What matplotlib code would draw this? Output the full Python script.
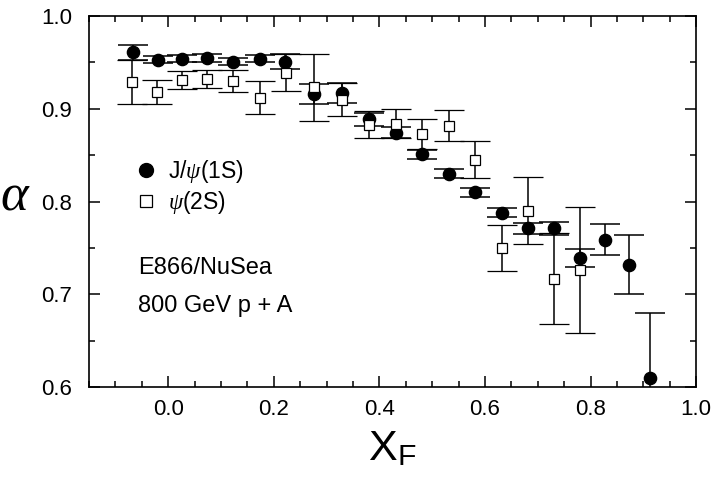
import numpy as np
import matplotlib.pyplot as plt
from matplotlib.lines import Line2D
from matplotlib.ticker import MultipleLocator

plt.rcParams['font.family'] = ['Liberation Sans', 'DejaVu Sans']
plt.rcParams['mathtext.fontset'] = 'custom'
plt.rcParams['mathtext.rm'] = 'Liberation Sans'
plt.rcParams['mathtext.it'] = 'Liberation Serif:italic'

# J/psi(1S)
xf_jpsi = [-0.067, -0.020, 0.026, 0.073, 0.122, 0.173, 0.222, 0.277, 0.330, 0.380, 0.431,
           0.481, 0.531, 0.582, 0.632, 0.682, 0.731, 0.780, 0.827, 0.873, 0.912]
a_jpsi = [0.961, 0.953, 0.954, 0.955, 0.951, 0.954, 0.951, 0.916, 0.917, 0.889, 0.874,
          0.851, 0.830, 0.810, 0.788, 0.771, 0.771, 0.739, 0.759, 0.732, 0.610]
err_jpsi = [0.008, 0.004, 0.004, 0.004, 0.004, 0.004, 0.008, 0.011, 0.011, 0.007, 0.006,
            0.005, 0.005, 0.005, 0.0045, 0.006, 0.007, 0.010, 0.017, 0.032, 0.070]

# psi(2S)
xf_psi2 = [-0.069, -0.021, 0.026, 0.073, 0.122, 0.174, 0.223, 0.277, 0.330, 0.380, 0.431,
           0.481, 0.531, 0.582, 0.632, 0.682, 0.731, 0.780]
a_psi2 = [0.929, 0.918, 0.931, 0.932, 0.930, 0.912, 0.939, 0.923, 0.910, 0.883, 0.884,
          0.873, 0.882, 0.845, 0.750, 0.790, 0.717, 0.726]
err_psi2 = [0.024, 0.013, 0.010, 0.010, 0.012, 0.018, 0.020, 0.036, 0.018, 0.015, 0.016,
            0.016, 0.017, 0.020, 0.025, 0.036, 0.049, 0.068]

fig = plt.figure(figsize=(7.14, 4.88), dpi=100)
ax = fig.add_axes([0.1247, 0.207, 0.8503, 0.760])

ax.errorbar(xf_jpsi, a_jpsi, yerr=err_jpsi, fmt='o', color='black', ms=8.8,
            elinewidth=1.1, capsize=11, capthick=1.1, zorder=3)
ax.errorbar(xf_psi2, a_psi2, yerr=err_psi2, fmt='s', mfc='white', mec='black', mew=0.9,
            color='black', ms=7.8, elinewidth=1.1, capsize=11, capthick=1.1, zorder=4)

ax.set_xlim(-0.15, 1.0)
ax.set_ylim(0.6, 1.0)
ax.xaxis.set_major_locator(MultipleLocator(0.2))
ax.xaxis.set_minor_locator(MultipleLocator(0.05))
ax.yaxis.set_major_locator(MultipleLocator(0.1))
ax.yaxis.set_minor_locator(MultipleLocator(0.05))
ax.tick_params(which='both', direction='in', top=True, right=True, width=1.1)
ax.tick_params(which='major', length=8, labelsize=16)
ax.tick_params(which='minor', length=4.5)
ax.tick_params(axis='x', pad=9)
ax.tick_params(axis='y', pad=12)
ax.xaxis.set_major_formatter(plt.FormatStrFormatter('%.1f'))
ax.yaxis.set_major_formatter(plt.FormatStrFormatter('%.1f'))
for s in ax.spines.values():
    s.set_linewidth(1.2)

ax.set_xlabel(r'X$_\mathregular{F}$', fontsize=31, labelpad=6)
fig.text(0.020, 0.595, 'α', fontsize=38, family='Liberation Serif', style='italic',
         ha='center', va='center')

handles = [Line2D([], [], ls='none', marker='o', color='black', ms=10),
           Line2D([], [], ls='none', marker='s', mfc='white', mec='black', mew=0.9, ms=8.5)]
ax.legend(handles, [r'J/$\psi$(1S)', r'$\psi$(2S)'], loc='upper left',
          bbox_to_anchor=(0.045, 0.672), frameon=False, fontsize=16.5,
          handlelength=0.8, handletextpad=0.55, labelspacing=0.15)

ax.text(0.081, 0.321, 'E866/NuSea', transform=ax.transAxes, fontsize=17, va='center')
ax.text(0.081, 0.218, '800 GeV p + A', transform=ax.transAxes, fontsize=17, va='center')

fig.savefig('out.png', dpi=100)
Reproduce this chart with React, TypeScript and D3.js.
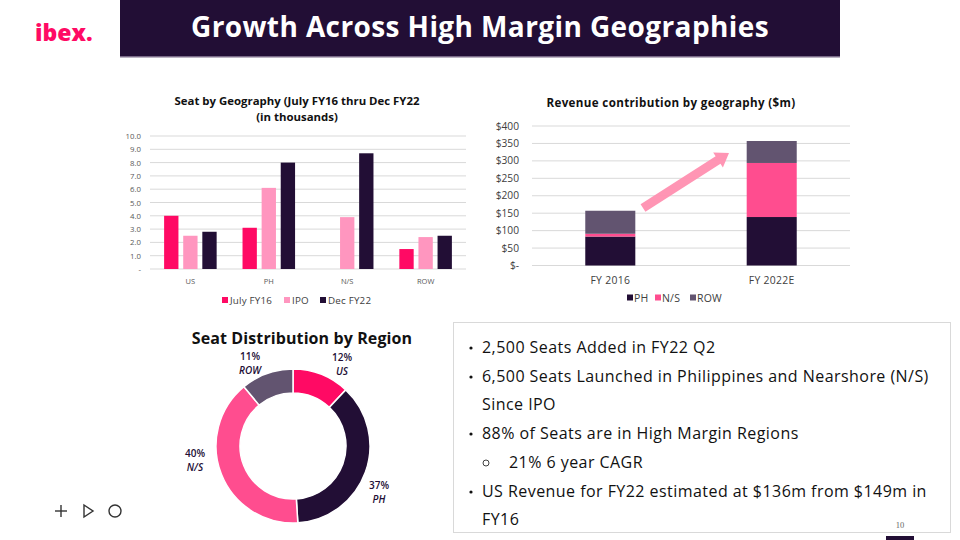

+ + +

[What is asked]
Excluding the pictures, restate the records above word for word.

[Written solution]
What matplotlib code would draw this? Output the full Python script.
import numpy as np
import matplotlib.pyplot as plt
from matplotlib.lines import Line2D
from matplotlib.ticker import MultipleLocator

plt.rcParams['font.family'] = ['Liberation Sans', 'DejaVu Sans']
plt.rcParams['mathtext.fontset'] = 'custom'
plt.rcParams['mathtext.rm'] = 'Liberation Sans'
plt.rcParams['mathtext.it'] = 'Liberation Serif:italic'

# J/psi(1S)
xf_jpsi = [-0.067, -0.020, 0.026, 0.073, 0.122, 0.173, 0.222, 0.277, 0.330, 0.380, 0.431,
           0.481, 0.531, 0.582, 0.632, 0.682, 0.731, 0.780, 0.827, 0.873, 0.912]
a_jpsi = [0.961, 0.953, 0.954, 0.955, 0.951, 0.954, 0.951, 0.916, 0.917, 0.889, 0.874,
          0.851, 0.830, 0.810, 0.788, 0.771, 0.771, 0.739, 0.759, 0.732, 0.610]
err_jpsi = [0.008, 0.004, 0.004, 0.004, 0.004, 0.004, 0.008, 0.011, 0.011, 0.007, 0.006,
            0.005, 0.005, 0.005, 0.0045, 0.006, 0.007, 0.010, 0.017, 0.032, 0.070]

# psi(2S)
xf_psi2 = [-0.069, -0.021, 0.026, 0.073, 0.122, 0.174, 0.223, 0.277, 0.330, 0.380, 0.431,
           0.481, 0.531, 0.582, 0.632, 0.682, 0.731, 0.780]
a_psi2 = [0.929, 0.918, 0.931, 0.932, 0.930, 0.912, 0.939, 0.923, 0.910, 0.883, 0.884,
          0.873, 0.882, 0.845, 0.750, 0.790, 0.717, 0.726]
err_psi2 = [0.024, 0.013, 0.010, 0.010, 0.012, 0.018, 0.020, 0.036, 0.018, 0.015, 0.016,
            0.016, 0.017, 0.020, 0.025, 0.036, 0.049, 0.068]

fig = plt.figure(figsize=(7.14, 4.88), dpi=100)
ax = fig.add_axes([0.1247, 0.207, 0.8503, 0.760])

ax.errorbar(xf_jpsi, a_jpsi, yerr=err_jpsi, fmt='o', color='black', ms=8.8,
            elinewidth=1.1, capsize=11, capthick=1.1, zorder=3)
ax.errorbar(xf_psi2, a_psi2, yerr=err_psi2, fmt='s', mfc='white', mec='black', mew=0.9,
            color='black', ms=7.8, elinewidth=1.1, capsize=11, capthick=1.1, zorder=4)

ax.set_xlim(-0.15, 1.0)
ax.set_ylim(0.6, 1.0)
ax.xaxis.set_major_locator(MultipleLocator(0.2))
ax.xaxis.set_minor_locator(MultipleLocator(0.05))
ax.yaxis.set_major_locator(MultipleLocator(0.1))
ax.yaxis.set_minor_locator(MultipleLocator(0.05))
ax.tick_params(which='both', direction='in', top=True, right=True, width=1.1)
ax.tick_params(which='major', length=8, labelsize=16)
ax.tick_params(which='minor', length=4.5)
ax.tick_params(axis='x', pad=9)
ax.tick_params(axis='y', pad=12)
ax.xaxis.set_major_formatter(plt.FormatStrFormatter('%.1f'))
ax.yaxis.set_major_formatter(plt.FormatStrFormatter('%.1f'))
for s in ax.spines.values():
    s.set_linewidth(1.2)

ax.set_xlabel(r'X$_\mathregular{F}$', fontsize=31, labelpad=6)
fig.text(0.020, 0.595, 'α', fontsize=38, family='Liberation Serif', style='italic',
         ha='center', va='center')

handles = [Line2D([], [], ls='none', marker='o', color='black', ms=10),
           Line2D([], [], ls='none', marker='s', mfc='white', mec='black', mew=0.9, ms=8.5)]
ax.legend(handles, [r'J/$\psi$(1S)', r'$\psi$(2S)'], loc='upper left',
          bbox_to_anchor=(0.045, 0.672), frameon=False, fontsize=16.5,
          handlelength=0.8, handletextpad=0.55, labelspacing=0.15)

ax.text(0.081, 0.321, 'E866/NuSea', transform=ax.transAxes, fontsize=17, va='center')
ax.text(0.081, 0.218, '800 GeV p + A', transform=ax.transAxes, fontsize=17, va='center')

fig.savefig('out.png', dpi=100)
Reproduce this chart with React, TypeScript and D3.js.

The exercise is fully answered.